> Data extract
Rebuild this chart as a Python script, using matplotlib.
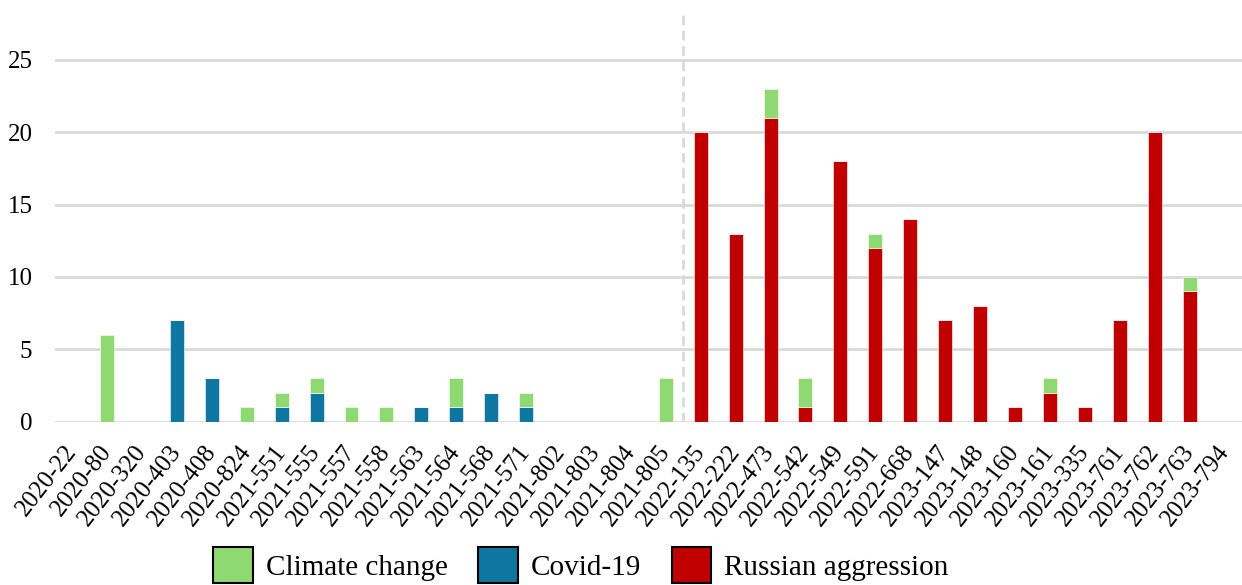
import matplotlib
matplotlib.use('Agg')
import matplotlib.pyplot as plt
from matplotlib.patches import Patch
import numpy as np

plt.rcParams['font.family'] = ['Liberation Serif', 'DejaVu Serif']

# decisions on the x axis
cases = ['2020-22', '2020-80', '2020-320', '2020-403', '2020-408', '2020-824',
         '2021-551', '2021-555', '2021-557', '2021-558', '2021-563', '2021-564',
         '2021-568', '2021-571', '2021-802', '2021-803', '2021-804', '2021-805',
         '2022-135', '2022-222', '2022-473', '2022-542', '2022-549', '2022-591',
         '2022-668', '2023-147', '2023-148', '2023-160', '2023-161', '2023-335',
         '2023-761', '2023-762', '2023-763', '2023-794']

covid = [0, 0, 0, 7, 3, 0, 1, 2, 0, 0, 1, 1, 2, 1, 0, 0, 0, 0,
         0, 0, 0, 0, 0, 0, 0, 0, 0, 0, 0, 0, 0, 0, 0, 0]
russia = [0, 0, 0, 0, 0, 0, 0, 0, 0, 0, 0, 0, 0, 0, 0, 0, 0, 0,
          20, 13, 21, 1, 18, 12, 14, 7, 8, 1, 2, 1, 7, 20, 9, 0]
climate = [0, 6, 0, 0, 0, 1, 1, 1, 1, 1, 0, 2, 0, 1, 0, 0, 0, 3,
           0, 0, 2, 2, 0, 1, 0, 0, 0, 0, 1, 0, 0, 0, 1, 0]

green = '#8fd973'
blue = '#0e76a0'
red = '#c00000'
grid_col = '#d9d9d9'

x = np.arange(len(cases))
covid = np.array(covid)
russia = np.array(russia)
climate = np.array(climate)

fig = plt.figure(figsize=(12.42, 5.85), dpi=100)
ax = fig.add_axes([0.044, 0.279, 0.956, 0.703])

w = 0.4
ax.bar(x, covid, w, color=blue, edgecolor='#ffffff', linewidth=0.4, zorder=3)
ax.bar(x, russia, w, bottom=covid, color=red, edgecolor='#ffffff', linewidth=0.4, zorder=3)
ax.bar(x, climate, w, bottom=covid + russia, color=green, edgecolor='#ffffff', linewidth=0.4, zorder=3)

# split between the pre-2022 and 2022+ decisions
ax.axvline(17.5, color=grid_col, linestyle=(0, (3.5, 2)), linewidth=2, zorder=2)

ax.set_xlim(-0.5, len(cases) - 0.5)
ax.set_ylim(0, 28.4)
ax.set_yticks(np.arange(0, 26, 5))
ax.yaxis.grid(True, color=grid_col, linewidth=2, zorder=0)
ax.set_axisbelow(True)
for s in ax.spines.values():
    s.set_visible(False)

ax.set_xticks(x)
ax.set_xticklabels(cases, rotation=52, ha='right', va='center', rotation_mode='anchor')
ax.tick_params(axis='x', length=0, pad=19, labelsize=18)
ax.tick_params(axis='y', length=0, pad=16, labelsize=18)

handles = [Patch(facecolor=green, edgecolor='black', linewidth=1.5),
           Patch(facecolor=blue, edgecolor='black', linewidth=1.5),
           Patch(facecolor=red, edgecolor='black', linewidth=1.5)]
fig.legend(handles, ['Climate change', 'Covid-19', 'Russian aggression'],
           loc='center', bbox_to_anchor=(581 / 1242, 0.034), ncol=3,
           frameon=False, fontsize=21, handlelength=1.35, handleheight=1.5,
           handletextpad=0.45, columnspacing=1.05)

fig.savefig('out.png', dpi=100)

> What to produce
Your task is to pick out every line with the string "matplotlib" and copy it.

> Written answer
Rebuild this chart as a Python script, using matplotlib.
import matplotlib
matplotlib.use('Agg')
import matplotlib.pyplot as plt
from matplotlib.patches import Patch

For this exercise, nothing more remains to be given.